» What the exercise asks:
Only the lines from the start of the data to the line containing "plt.rcParams['font.family'] = ['Liberation", both included, should be output, exactly and without pictures.

» Data extract:
****************

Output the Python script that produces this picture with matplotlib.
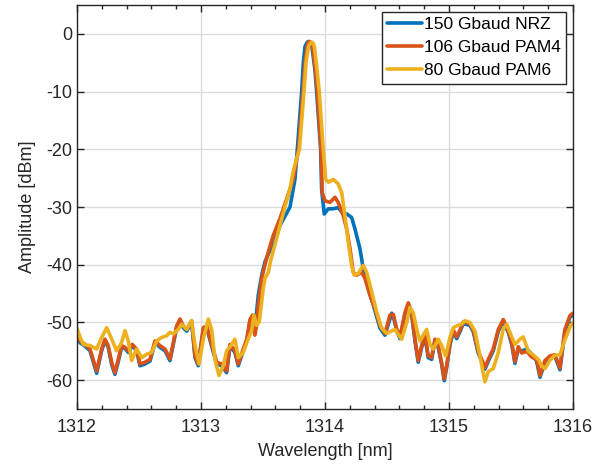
import matplotlib
matplotlib.use("Agg")
import matplotlib.pyplot as plt
from matplotlib.ticker import MultipleLocator

plt.rcParams['font.family'] = ['Liberation Sans', 'DejaVu Sans']

# ---------------- data ----------------
wl_pam4 = [1312.000, 1312.024, 1312.065, 1312.105, 1312.131, 1312.159, 1312.199, 1312.226,
           1312.252, 1312.280, 1312.306, 1312.333, 1312.360, 1312.387, 1312.414, 1312.446,
           1312.481, 1312.508, 1312.548, 1312.589, 1312.629, 1312.669, 1312.710, 1312.750,
           1312.777, 1312.804, 1312.831, 1312.857, 1312.885, 1312.925, 1312.952, 1312.978,
           1313.019, 1313.046, 1313.086, 1313.127, 1313.167, 1313.207, 1313.234, 1313.274,
           1313.301, 1313.341, 1313.369, 1313.395, 1313.417, 1313.435, 1313.449, 1313.462,
           1313.490, 1313.516, 1313.543, 1313.583, 1313.637, 1313.691, 1313.744, 1313.786,
           1313.823, 1313.839, 1313.855, 1313.865, 1313.875, 1313.887, 1313.899, 1313.923,
           1313.938, 1313.968,
           1313.978, 1314.000, 1314.040, 1314.081, 1314.107, 1314.148, 1314.175, 1314.202,
           1314.228, 1314.256, 1314.296, 1314.323, 1314.363, 1314.403, 1314.444, 1314.484,
           1314.524, 1314.551, 1314.578, 1314.605, 1314.645, 1314.672, 1314.699, 1314.726,
           1314.752, 1314.780, 1314.806, 1314.833, 1314.860, 1314.887, 1314.914, 1314.941,
           1314.962, 1314.981, 1315.008, 1315.035, 1315.062, 1315.089, 1315.115, 1315.169,
           1315.196, 1315.236, 1315.264, 1315.290, 1315.317, 1315.357, 1315.398, 1315.438,
           1315.478, 1315.506, 1315.532, 1315.559, 1315.586, 1315.627, 1315.667, 1315.707,
           1315.734, 1315.774, 1315.815, 1315.855, 1315.895, 1315.935, 1315.976, 1316.000]
amp_pam4 = [-51.8, -53.2, -53.8, -54.6, -56.4, -58.4, -54.6, -52.9,
            -54.0, -56.9, -58.7, -56.4, -54.0, -54.3, -54.9, -53.8,
            -54.6, -57.2, -56.9, -56.4, -53.2, -54.0, -54.6, -56.3,
            -53.5, -50.6, -49.4, -50.6, -51.2, -49.7, -55.8, -57.2,
            -50.9, -50.6, -53.8, -56.9, -57.2, -58.4, -53.8, -54.9,
            -57.2, -54.6, -52.9, -49.5, -48.7, -52.2, -50.5, -47.0,
            -42.4, -40.0, -37.8, -34.9, -32.0, -28.6, -25.2, -20.0,
            -10.0, -5.0, -2.2, -1.5, -1.3, -1.5, -2.0, -6.2,
            -10.0, -20.0,
            -27.5, -28.9, -29.2, -28.3, -29.2, -31.5, -33.8, -37.2,
            -41.3, -41.8, -41.3, -42.4, -45.3, -47.6, -50.5, -51.9,
            -48.7, -48.6, -51.1, -52.5, -48.3, -46.6, -48.3, -52.9,
            -56.6, -54.0, -52.1, -55.8, -56.1, -52.9, -54.1, -57.0,
            -59.8, -57.5, -53.6, -51.3, -52.5, -51.3, -49.9, -50.2,
            -51.3, -55.0, -56.4, -57.8, -56.4, -54.6, -51.2, -49.5,
            -51.4, -53.5, -56.8, -54.2, -55.3, -55.0, -56.0, -56.4,
            -59.2, -56.6, -55.8, -55.6, -57.9, -51.2, -48.8, -48.4]

wl_nrz = [1312.000, 1312.024, 1312.065, 1312.105, 1312.131, 1312.159, 1312.199, 1312.226,
          1312.252, 1312.280, 1312.306, 1312.333, 1312.360, 1312.387, 1312.414, 1312.446,
          1312.481, 1312.508, 1312.548, 1312.589, 1312.629, 1312.669, 1312.710, 1312.750,
          1312.777, 1312.804, 1312.831, 1312.857, 1312.885, 1312.925, 1312.952, 1312.978,
          1313.019, 1313.046, 1313.086, 1313.127, 1313.167, 1313.207, 1313.234, 1313.274,
          1313.301, 1313.341, 1313.369, 1313.395, 1313.417, 1313.435, 1313.449, 1313.462,
          1313.490, 1313.516, 1313.556, 1313.583, 1313.637, 1313.718, 1313.758, 1313.777,
          1313.812, 1313.825, 1313.839, 1313.852, 1313.865, 1313.879, 1313.893, 1313.919,
          1313.933, 1313.965,
          1313.973, 1313.994, 1314.027, 1314.065, 1314.107, 1314.148, 1314.177, 1314.215,
          1314.242, 1314.282, 1314.309, 1314.349, 1314.390, 1314.444, 1314.484, 1314.538,
          1314.551, 1314.578, 1314.605, 1314.645, 1314.672, 1314.699, 1314.726,
          1314.752, 1314.780, 1314.806, 1314.833, 1314.860, 1314.887, 1314.914, 1314.941,
          1314.962, 1314.981, 1315.008, 1315.035, 1315.062, 1315.089, 1315.115, 1315.169,
          1315.196, 1315.236, 1315.264, 1315.290, 1315.317, 1315.357, 1315.398, 1315.438,
          1315.478, 1315.506, 1315.532, 1315.559, 1315.586, 1315.627, 1315.667, 1315.707,
          1315.734, 1315.774, 1315.815, 1315.855, 1315.895, 1315.935, 1315.976, 1316.000]
amp_nrz = [-52.2, -53.5, -54.1, -54.9, -56.8, -58.8, -54.9, -53.1,
           -54.3, -57.3, -59.0, -56.8, -54.3, -54.5, -55.2, -54.0,
           -54.9, -57.5, -57.2, -56.7, -53.5, -54.3, -54.9, -56.6,
           -53.8, -50.8, -49.6, -50.9, -51.5, -50.0, -56.1, -57.5,
           -51.2, -50.9, -54.1, -57.2, -57.5, -58.7, -54.1, -55.2,
           -57.5, -54.9, -53.2, -50.0, -49.0, -51.5, -48.1, -45.3,
           -41.8, -39.5, -37.5, -36.7, -33.2, -30.0, -25.2, -20.0,
           -10.0, -5.1, -2.2, -1.6, -1.3, -1.4, -1.9, -6.2,
           -10.0, -20.0,
           -26.9, -31.2, -30.3, -30.3, -30.1, -31.2, -31.2, -31.8,
           -33.8, -37.2, -40.7, -44.1, -47.0, -51.0, -52.2, -48.4,
           -48.9, -51.4, -52.8, -48.6, -46.9, -48.6, -53.2,
           -56.9, -54.3, -52.4, -56.1, -56.4, -53.2, -54.4, -57.3,
           -60.1, -57.8, -53.9, -51.6, -52.8, -51.6, -50.2, -50.5,
           -51.6, -55.3, -56.7, -58.1, -56.7, -54.9, -51.5, -49.8,
           -51.7, -53.8, -57.1, -54.5, -55.0, -54.6, -55.5, -56.7,
           -59.5, -56.9, -56.1, -55.9, -58.2, -51.5, -49.1, -48.7]

wl_pam6 = [1312.000, 1312.024, 1312.051, 1312.105, 1312.159, 1312.199, 1312.240, 1312.280,
           1312.320, 1312.360, 1312.387, 1312.414, 1312.441, 1312.481, 1312.522, 1312.562,
           1312.602, 1312.643, 1312.683, 1312.723, 1312.750, 1312.777, 1312.817, 1312.844,
           1312.885, 1312.925, 1312.952, 1312.984, 1313.019, 1313.059, 1313.086, 1313.113,
           1313.145, 1313.180, 1313.207, 1313.248, 1313.274, 1313.301, 1313.341, 1313.369,
           1313.409, 1313.427, 1313.448, 1313.470, 1313.492, 1313.502, 1313.516, 1313.543,
           1313.565, 1313.597, 1313.637, 1313.677, 1313.718, 1313.742, 1313.766, 1313.794,
           1313.831, 1313.847, 1313.867, 1313.880, 1313.893, 1313.905, 1313.915, 1313.935,
           1313.954, 1313.986,
           1314.006, 1314.027, 1314.067, 1314.107, 1314.135, 1314.161, 1314.188, 1314.215,
           1314.236, 1314.269, 1314.309, 1314.336, 1314.377, 1314.417, 1314.457, 1314.498,
           1314.524, 1314.565, 1314.589, 1314.619, 1314.659, 1314.685, 1314.712, 1314.740,
           1314.766, 1314.790, 1314.820, 1314.847, 1314.873, 1314.914, 1314.941, 1314.973,
           1315.008, 1315.035, 1315.062, 1315.102, 1315.129, 1315.169, 1315.210, 1315.250,
           1315.290, 1315.317, 1315.357, 1315.398, 1315.438, 1315.465, 1315.506, 1315.532,
           1315.573, 1315.599, 1315.640, 1315.677, 1315.720, 1315.747, 1315.774, 1315.815,
           1315.855, 1315.895, 1315.935, 1315.976, 1316.000]
amp_pam6 = [-51.0, -52.5, -53.8, -54.0, -54.6, -52.6, -50.9, -52.9,
            -54.9, -53.5, -51.4, -53.2, -56.6, -54.6, -56.1, -55.5,
            -55.2, -53.2, -52.6, -52.3, -51.7, -52.0, -51.2, -50.3,
            -51.2, -49.7, -54.0, -57.2, -52.9, -49.4, -51.2, -56.4,
            -59.2, -57.5, -54.9, -53.8, -52.9, -56.1, -55.2, -53.5,
            -51.4, -48.7, -50.5, -49.9, -46.0, -44.1, -42.4, -41.3,
            -39.0, -36.5, -33.2, -30.0, -26.9, -24.0, -22.0, -20.0,
            -10.0, -5.0, -2.2, -1.6, -1.4, -1.6, -2.2, -6.0,
            -10.0, -20.0,
            -25.2, -25.7, -25.2, -26.0, -27.5, -31.5, -36.1, -40.1,
            -41.8, -41.5, -40.1, -41.3, -44.7, -48.2, -51.0, -51.9,
            -51.6, -51.2, -52.0, -52.9, -50.0, -47.4, -48.3, -51.2,
            -53.2, -52.3, -51.2, -53.8, -54.6, -52.9, -54.0, -55.8,
            -52.6, -50.9, -50.6, -50.3, -49.7, -50.0, -51.5, -55.8,
            -60.3, -58.5, -58.0, -55.2, -51.1, -50.3, -52.5, -53.8,
            -52.9, -52.5, -55.0, -55.6, -56.4, -57.5, -58.0, -56.5,
            -55.7, -55.6, -53.0, -50.8, -50.0]

labels = ["150 Gbaud NRZ", "106 Gbaud PAM4", "80 Gbaud PAM6"]
colors = ["#0072BD", "#D95319", "#EDB120"]

x_ticks = [1312, 1313, 1314, 1315, 1316]
y_ticks = [0, -10, -20, -30, -40, -50, -60]

# ---------------- figure ----------------
fig = plt.figure(figsize=(6.06, 4.65), dpi=100)
ax = fig.add_axes([0.127, 0.1204, 0.8185, 0.8686])

series = [(wl_nrz, amp_nrz), (wl_pam4, amp_pam4), (wl_pam6, amp_pam6)]
for (wl, amp), lab, col in zip(series, labels, colors):
    ax.plot(wl, amp, color=col, lw=2.6, label=lab,
            solid_joinstyle='round', solid_capstyle='round')

ax.set_xlim(1312, 1316)
ax.set_ylim(-65, 5)
ax.set_xticks(x_ticks)
ax.set_yticks(y_ticks)
ax.set_xticklabels([str(v) for v in x_ticks])
ax.set_yticklabels([str(v) for v in y_ticks])
ax.xaxis.set_minor_locator(MultipleLocator(0.2))

ax.grid(True, which='major', color='#dcdcdc', lw=1.0)
ax.set_axisbelow(True)
ax.tick_params(which='both', direction='in', top=True, right=True,
               labelsize=13, colors='#262626')
ax.tick_params(axis='x', which='major', pad=7)
ax.tick_params(which='major', length=5, width=1.0)
ax.tick_params(which='minor', length=3, width=1.0)
for s in ax.spines.values():
    s.set_color('#262626')
    s.set_linewidth(1.0)

ax.set_xlabel("Wavelength [nm]", fontsize=13, color='#262626', labelpad=5)
ax.set_ylabel("Amplitude [dBm]", fontsize=13, color='#262626', labelpad=7)

leg = ax.legend(loc='upper right', fontsize=12.5, frameon=True, fancybox=False,
                edgecolor='#262626', framealpha=1, borderpad=0.3,
                handlelength=2.0, handletextpad=0.1, labelspacing=0.45,
                borderaxespad=0.4)
leg.get_frame().set_linewidth(1.0)

fig.savefig("out.png", dpi=100)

****************

» Solution for this exercise:
Output the Python script that produces this picture with matplotlib.
import matplotlib
matplotlib.use("Agg")
import matplotlib.pyplot as plt
from matplotlib.ticker import MultipleLocator

plt.rcParams['font.family'] = ['Liberation Sans', 'DejaVu Sans']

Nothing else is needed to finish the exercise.